The socialist president took the podium at the General Assembly of world leaders to demand that the U.N. undergo a profound transformation and recognize that the world is now multipolar, defined by new regional alliances.
Co-operation among Latin American countries has Venezuela poised to win a seat on the U.N. Security Council next year. Maduro said that this council in particular needed an immediate overhaul to ensure that it reflects the modern world, in which every region has its own voice and ambitions.
Speaking with hand gestures and a declamatory style, he praised Syrian President Bashar al-Assad for helping stave off Islamic State militants, and pledged $5 million to the fight against Ebola.
He railed against harassment by the "imperial forces" of the American empire "that have tried again and again to undermine democracy."
But unlike his mentor and predecessor Hugo Chavez, who famously called George W. Bush the devil in a U.N. speech, Maduro stopped short of personal attacks or name-calling.

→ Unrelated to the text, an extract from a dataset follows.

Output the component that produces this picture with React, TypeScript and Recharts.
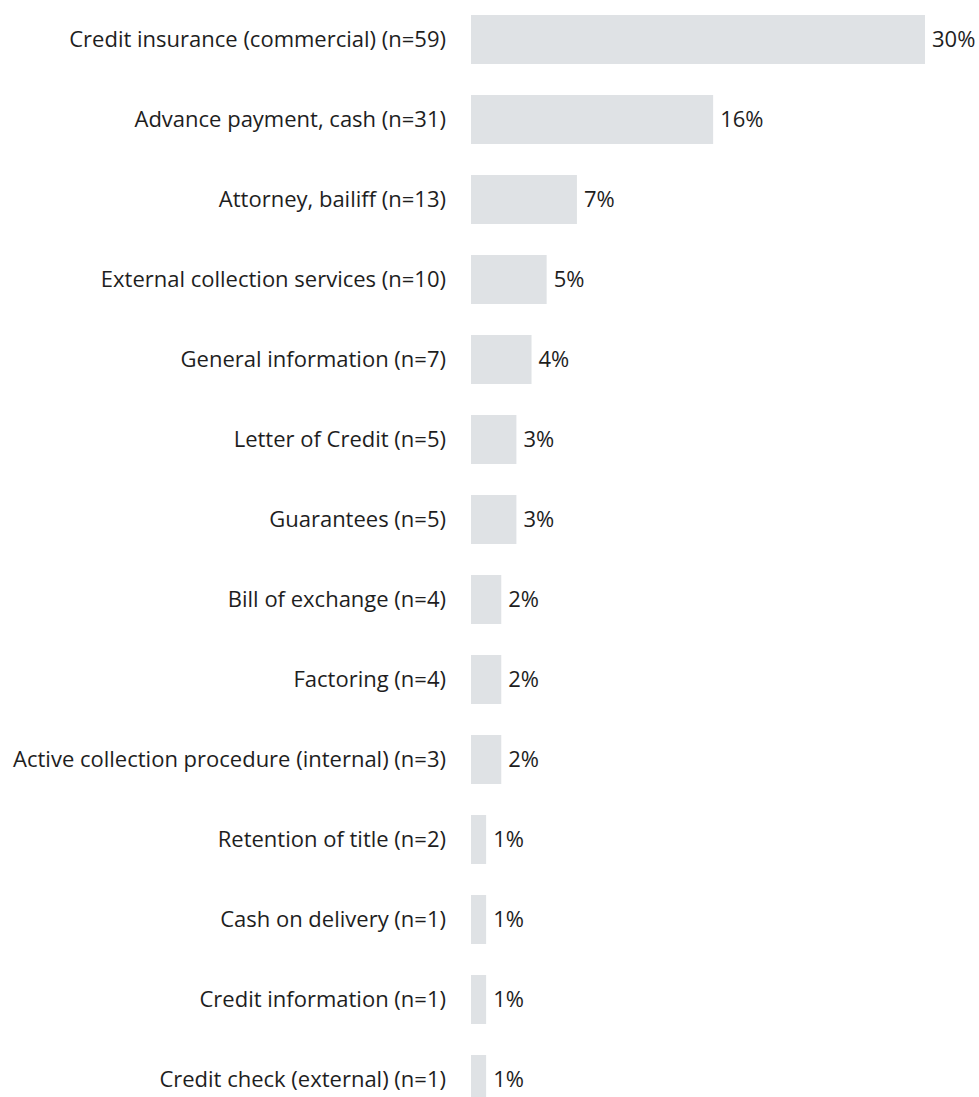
import React from 'react';
import { BarChart, Bar, XAxis, YAxis, LabelList } from 'recharts';

const categories = [
  'Credit insurance (commercial) (n=59)',
  'Advance payment, cash (n=31)',
  'Attorney, bailiff (n=13)',
  'External collection services (n=10)',
  'General information (n=7)',
  'Letter of Credit (n=5)',
  'Guarantees (n=5)',
  'Bill of exchange (n=4)',
  'Factoring (n=4)',
  'Active collection procedure (internal) (n=3)',
  'Retention of title (n=2)',
  'Cash on delivery (n=1)',
  'Credit information (n=1)',
  'Credit check (external) (n=1)',
];

const shares = [30, 16, 7, 5, 4, 3, 3, 2, 2, 2, 1, 1, 1, 1];

const data = categories.map((name, i) => ({ name, value: shares[i] }));

const FONT = '"Open Sans", "Noto Sans", sans-serif';
const TEXT = '#1e1e1e';
const BAR = '#dfe2e5';

export default function App() {
  return (
    <div style={{ position: 'absolute', left: 0, top: 0, width: 979, height: 1097, overflow: 'hidden', background: '#fff' }}>
      <div style={{ position: 'absolute', left: 0, top: -1.5 }}>
        <BarChart
          width={979}
          height={1120}
          data={data}
          layout="vertical"
          margin={{ top: 0, right: 54, bottom: 0, left: 0 }}
          barSize={49}
        >
          <XAxis type="number" domain={[0, 30]} hide />
          <YAxis
            type="category"
            dataKey="name"
            width={471}
            axisLine={false}
            tickLine={false}
            tickSize={0}
            tickMargin={25}
            interval={0}
            tick={{ fill: TEXT, fontSize: 22, fontFamily: FONT }}
          />
          <Bar dataKey="value" fill={BAR} isAnimationActive={false}>
            <LabelList
              dataKey="value"
              position="right"
              offset={7}
              formatter={(v: number) => `${v}%`}
              style={{ fill: TEXT, fontSize: 22, fontFamily: FONT }}
            />
          </Bar>
        </BarChart>
      </div>
    </div>
  );
}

As with most aspects of Maduro's presidency, the spirit of the more popular Chavez was close at hand during the half hour speech. Maduro made several reverential references to the populist leader. And Chavez's daughter, who Maduro recently named as deputy ambassador to the U.N., made her public debut at the organization as she watched from the empty-looking auditorium.
Maduro concluded his remarks with a prayer for peace. Something that will only be possible, he said, when the sovereignty of each country is respected.